◆ Goal ◆
Copy each line exactly. Drop every picture.

◆ Supplied data ◆
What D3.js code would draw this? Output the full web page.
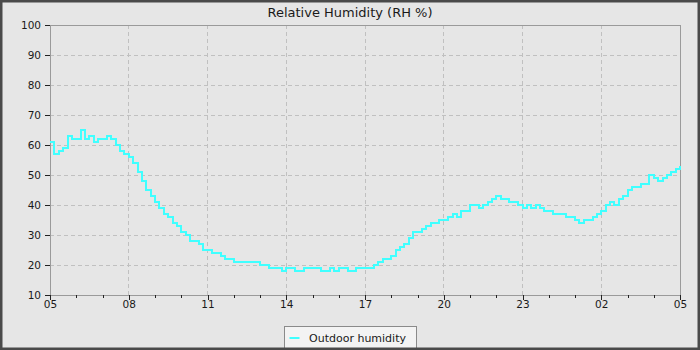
<!DOCTYPE html>
<html>
<head>
<meta charset="utf-8">
<script src="https://cdn.jsdelivr.net/npm/d3@7"></script>
<style>
  body { margin: 0; background: #e6e6e6; }
  svg { display: block; }
  text { font-family: "DejaVu Sans", sans-serif; fill: #1a1a1a; }
</style>
</head>
<body>
<svg id="chart" width="700" height="350"></svg>
<script>
// ---- data ----------------------------------------------------------------
const chartTitle = "Relative Humidity (RH %)";
const seriesName = "Outdoor humidity";
const startTime = "2024-06-01T05:00";   // first reading
const intervalMinutes = 10;             // logger interval
// relative humidity readings, %
const humidity = [
  61, 57, 58, 59, 63, 62, 62, 65, 62, 63, 61, 62, 62, 63, 62, 60, 58, 57,   // 05:00 - 07:50
  56, 54, 51, 48, 45, 43, 41, 39, 37, 36, 34, 33, 31, 30, 28, 28, 27, 25,   // 08:00 - 10:50
  25, 24, 24, 23, 22, 22, 21, 21, 21, 21, 21, 21, 20, 20, 19, 19, 19, 18,   // 11:00 - 13:50
  19, 19, 18, 18, 19, 19, 19, 19, 18, 18, 19, 18, 19, 19, 18, 18, 19, 19,   // 14:00 - 16:50
  19, 19, 20, 21, 22, 22, 23, 25, 26, 27, 29, 31, 31, 32, 33, 34, 34, 35,   // 17:00 - 19:50
  35, 36, 37, 36, 38, 38, 40, 40, 39, 40, 41, 42, 43, 42, 42, 41, 41, 40,   // 20:00 - 22:50
  39, 40, 39, 40, 39, 38, 38, 37, 37, 37, 36, 36, 35, 34, 35, 35, 36, 37,   // 23:00 - 01:50
  38, 40, 41, 40, 42, 43, 45, 46, 46, 47, 47, 50, 49, 48, 49, 50, 51, 52,   // 02:00 - 04:50
  53                                                                        // 05:00
];
const yTickValues = [10, 20, 30, 40, 50, 60, 70, 80, 90, 100];
const xTickLabels = ["05", "08", "11", "14", "17", "20", "23", "02", "05"];

// ---- layout --------------------------------------------------------------
const W = 700, H = 350;
const plot = { left: 50, top: 25, right: 680, bottom: 295 };

const svg = d3.select("#chart");

const t0 = d3.timeParse("%Y-%m-%dT%H:%M")(startTime);
const points = humidity.map((v, i) => ({ t: d3.timeMinute.offset(t0, i * intervalMinutes), v }));
const t1 = points[points.length - 1].t;

const x = d3.scaleTime().domain([t0, t1]).range([plot.left, plot.right]);
const y = d3.scaleLinear().domain([10, 100]).range([plot.bottom, plot.top]);

svg.append("rect").attr("x", 0).attr("y", 0).attr("width", W).attr("height", H).attr("fill", "#e6e6e6");

// title
svg.append("text")
  .attr("x", W / 2).attr("y", 17)
  .attr("text-anchor", "middle")
  .style("font-size", "13px")
  .text(chartTitle);

// every third hour counted from the first reading
const stop = d3.timeMinute.offset(t1, 1);
const majorHours = d3.timeHour.range(t0, stop, 3);
const minorHours = d3.timeHour.range(t0, stop, 1);

// grid
const grid = svg.append("g").attr("stroke", "#c0c0c0").attr("stroke-dasharray", "4,3").attr("shape-rendering", "crispEdges");
grid.selectAll("line.h").data(yTickValues.slice(1, -1)).join("line")
  .attr("x1", plot.left).attr("x2", plot.right)
  .attr("y1", d => y(d)).attr("y2", d => y(d));
grid.selectAll("line.v").data(majorHours.slice(1, -1)).join("line")
  .attr("y1", plot.top).attr("y2", plot.bottom)
  .attr("x1", d => x(d)).attr("x2", d => x(d));

// plot border
svg.append("rect")
  .attr("x", plot.left + 0.5).attr("y", plot.top + 0.5)
  .attr("width", plot.right - plot.left).attr("height", plot.bottom - plot.top)
  .attr("fill", "none").attr("stroke", "#9a9a9a");

// y axis
const yAxis = svg.append("g")
  .attr("transform", `translate(${plot.left},0)`)
  .call(d3.axisLeft(y).tickValues(yTickValues).tickSize(5).tickPadding(4).tickFormat(d3.format("d")));
yAxis.select(".domain").remove();
yAxis.selectAll(".tick line").attr("stroke", "#222").attr("shape-rendering", "crispEdges");
yAxis.selectAll("text").style("font-size", "10.5px").style("font-family", "DejaVu Sans").attr("fill", "#1a1a1a");

// x axis: hourly minor ticks, 3-hourly labelled ticks
const xMinor = svg.append("g")
  .attr("transform", `translate(0,${plot.bottom})`)
  .call(d3.axisBottom(x).tickValues(minorHours).tickSize(3).tickFormat(""));
xMinor.select(".domain").remove();
xMinor.selectAll(".tick line").attr("stroke", "#222").attr("shape-rendering", "crispEdges");

const xAxis = svg.append("g")
  .attr("transform", `translate(0,${plot.bottom})`)
  .call(d3.axisBottom(x).tickValues(majorHours).tickSize(5).tickPadding(1)
    .tickFormat((d, i) => xTickLabels[i]));
xAxis.select(".domain").remove();
xAxis.selectAll(".tick line").attr("stroke", "#222").attr("shape-rendering", "crispEdges");
xAxis.selectAll("text").style("font-size", "10.5px").style("font-family", "DejaVu Sans").attr("fill", "#1a1a1a");

// humidity line
const line = d3.line()
  .x(d => x(d.t))
  .y(d => y(d.v))
  .curve(d3.curveStepAfter);
svg.append("path")
  .datum(points)
  .attr("d", line)
  .attr("fill", "none")
  .attr("stroke", "#40ffff")
  .attr("stroke-width", 2)
  .attr("shape-rendering", "crispEdges");

// legend
const lg = svg.append("g").attr("transform", "translate(284.5,326.5)");
lg.append("rect").attr("width", 132).attr("height", 22).attr("fill", "#f3f3f3").attr("stroke", "#8a8a8a");
lg.append("line").attr("x1", 5).attr("x2", 15).attr("y1", 11.5).attr("y2", 11.5)
  .attr("stroke", "#40ffff").attr("stroke-width", 2);
lg.append("text").attr("x", 24.5).attr("y", 15).style("font-size", "11px").text(seriesName);

// outer frame
svg.append("rect")
  .attr("x", 1.25).attr("y", 1.25).attr("width", W - 2.5).attr("height", H - 2.5)
  .attr("fill", "none").attr("stroke", "#4a4a4a").attr("stroke-width", 2.5);
</script>
</body>
</html>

◆ Result ◆
What D3.js code would draw this? Output the full web page.
<!DOCTYPE html>
<html>
<head>
<meta charset="utf-8">
<script src="https://cdn.jsdelivr.net/npm/d3@7"></script>
<style>
  body { margin: 0; background: #e6e6e6; }
  svg { display: block; }
  text { font-family: "DejaVu Sans", sans-serif; fill: #1a1a1a; }
</style>
</head>
<body>
<svg id="chart" width="700" height="350"></svg>
<script>
// ---- data ----------------------------------------------------------------
const chartTitle = "Relative Humidity (RH %)";
const seriesName = "Outdoor humidity";
const startTime = "2024-06-01T05:00";   // first reading
const intervalMinutes = 10;             // logger interval
// relative humidity readings, %
const humidity = [
  61, 57, 58, 59, 63, 62, 62, 65, 62, 63, 61, 62, 62, 63, 62, 60, 58, 57,   // 05:00 - 07:50
  56, 54, 51, 48, 45, 43, 41, 39, 37, 36, 34, 33, 31, 30, 28, 28, 27, 25,   // 08:00 - 10:50
  25, 24, 24, 23, 22, 22, 21, 21, 21, 21, 21, 21, 20, 20, 19, 19, 19, 18,   // 11:00 - 13:50
  19, 19, 18, 18, 19, 19, 19, 19, 18, 18, 19, 18, 19, 19, 18, 18, 19, 19,   // 14:00 - 16:50
  19, 19, 20, 21, 22, 22, 23, 25, 26, 27, 29, 31, 31, 32, 33, 34, 34, 35,   // 17:00 - 19:50
  35, 36, 37, 36, 38, 38, 40, 40, 39, 40, 41, 42, 43, 42, 42, 41, 41, 40,   // 20:00 - 22:50
  39, 40, 39, 40, 39, 38, 38, 37, 37, 37, 36, 36, 35, 34, 35, 35, 36, 37,   // 23:00 - 01:50
  38, 40, 41, 40, 42, 43, 45, 46, 46, 47, 47, 50, 49, 48, 49, 50, 51, 52,   // 02:00 - 04:50
  53                                                                        // 05:00
];
const yTickValues = [10, 20, 30, 40, 50, 60, 70, 80, 90, 100];
const xTickLabels = ["05", "08", "11", "14", "17", "20", "23", "02", "05"];

// ---- layout --------------------------------------------------------------
const W = 700, H = 350;
const plot = { left: 50, top: 25, right: 680, bottom: 295 };

const svg = d3.select("#chart");

const t0 = d3.timeParse("%Y-%m-%dT%H:%M")(startTime);
const points = humidity.map((v, i) => ({ t: d3.timeMinute.offset(t0, i * intervalMinutes), v }));
const t1 = points[points.length - 1].t;

const x = d3.scaleTime().domain([t0, t1]).range([plot.left, plot.right]);
const y = d3.scaleLinear().domain([10, 100]).range([plot.bottom, plot.top]);

svg.append("rect").attr("x", 0).attr("y", 0).attr("width", W).attr("height", H).attr("fill", "#e6e6e6");

// title
svg.append("text")
  .attr("x", W / 2).attr("y", 17)
  .attr("text-anchor", "middle")
  .style("font-size", "13px")
  .text(chartTitle);

// every third hour counted from the first reading
const stop = d3.timeMinute.offset(t1, 1);
const majorHours = d3.timeHour.range(t0, stop, 3);
const minorHours = d3.timeHour.range(t0, stop, 1);

// grid
const grid = svg.append("g").attr("stroke", "#c0c0c0").attr("stroke-dasharray", "4,3").attr("shape-rendering", "crispEdges");
grid.selectAll("line.h").data(yTickValues.slice(1, -1)).join("line")
  .attr("x1", plot.left).attr("x2", plot.right)
  .attr("y1", d => y(d)).attr("y2", d => y(d));
grid.selectAll("line.v").data(majorHours.slice(1, -1)).join("line")
  .attr("y1", plot.top).attr("y2", plot.bottom)
  .attr("x1", d => x(d)).attr("x2", d => x(d));

// plot border
svg.append("rect")
  .attr("x", plot.left + 0.5).attr("y", plot.top + 0.5)
  .attr("width", plot.right - plot.left).attr("height", plot.bottom - plot.top)
  .attr("fill", "none").attr("stroke", "#9a9a9a");

// y axis
const yAxis = svg.append("g")
  .attr("transform", `translate(${plot.left},0)`)
  .call(d3.axisLeft(y).tickValues(yTickValues).tickSize(5).tickPadding(4).tickFormat(d3.format("d")));
yAxis.select(".domain").remove();
yAxis.selectAll(".tick line").attr("stroke", "#222").attr("shape-rendering", "crispEdges");
yAxis.selectAll("text").style("font-size", "10.5px").style("font-family", "DejaVu Sans").attr("fill", "#1a1a1a");

// x axis: hourly minor ticks, 3-hourly labelled ticks
const xMinor = svg.append("g")
  .attr("transform", `translate(0,${plot.bottom})`)
  .call(d3.axisBottom(x).tickValues(minorHours).tickSize(3).tickFormat(""));
xMinor.select(".domain").remove();
xMinor.selectAll(".tick line").attr("stroke", "#222").attr("shape-rendering", "crispEdges");

const xAxis = svg.append("g")
  .attr("transform", `translate(0,${plot.bottom})`)
  .call(d3.axisBottom(x).tickValues(majorHours).tickSize(5).tickPadding(1)
    .tickFormat((d, i) => xTickLabels[i]));
xAxis.select(".domain").remove();
xAxis.selectAll(".tick line").attr("stroke", "#222").attr("shape-rendering", "crispEdges");
xAxis.selectAll("text").style("font-size", "10.5px").style("font-family", "DejaVu Sans").attr("fill", "#1a1a1a");

// humidity line
const line = d3.line()
  .x(d => x(d.t))
  .y(d => y(d.v))
  .curve(d3.curveStepAfter);
svg.append("path")
  .datum(points)
  .attr("d", line)
  .attr("fill", "none")
  .attr("stroke", "#40ffff")
  .attr("stroke-width", 2)
  .attr("shape-rendering", "crispEdges");

// legend
const lg = svg.append("g").attr("transform", "translate(284.5,326.5)");
lg.append("rect").attr("width", 132).attr("height", 22).attr("fill", "#f3f3f3").attr("stroke", "#8a8a8a");
lg.append("line").attr("x1", 5).attr("x2", 15).attr("y1", 11.5).attr("y2", 11.5)
  .attr("stroke", "#40ffff").attr("stroke-width", 2);
lg.append("text").attr("x", 24.5).attr("y", 15).style("font-size", "11px").text(seriesName);

// outer frame
svg.append("rect")
  .attr("x", 1.25).attr("y", 1.25).attr("width", W - 2.5).attr("height", H - 2.5)
  .attr("fill", "none").attr("stroke", "#4a4a4a").attr("stroke-width", 2.5);
</script>
</body>
</html>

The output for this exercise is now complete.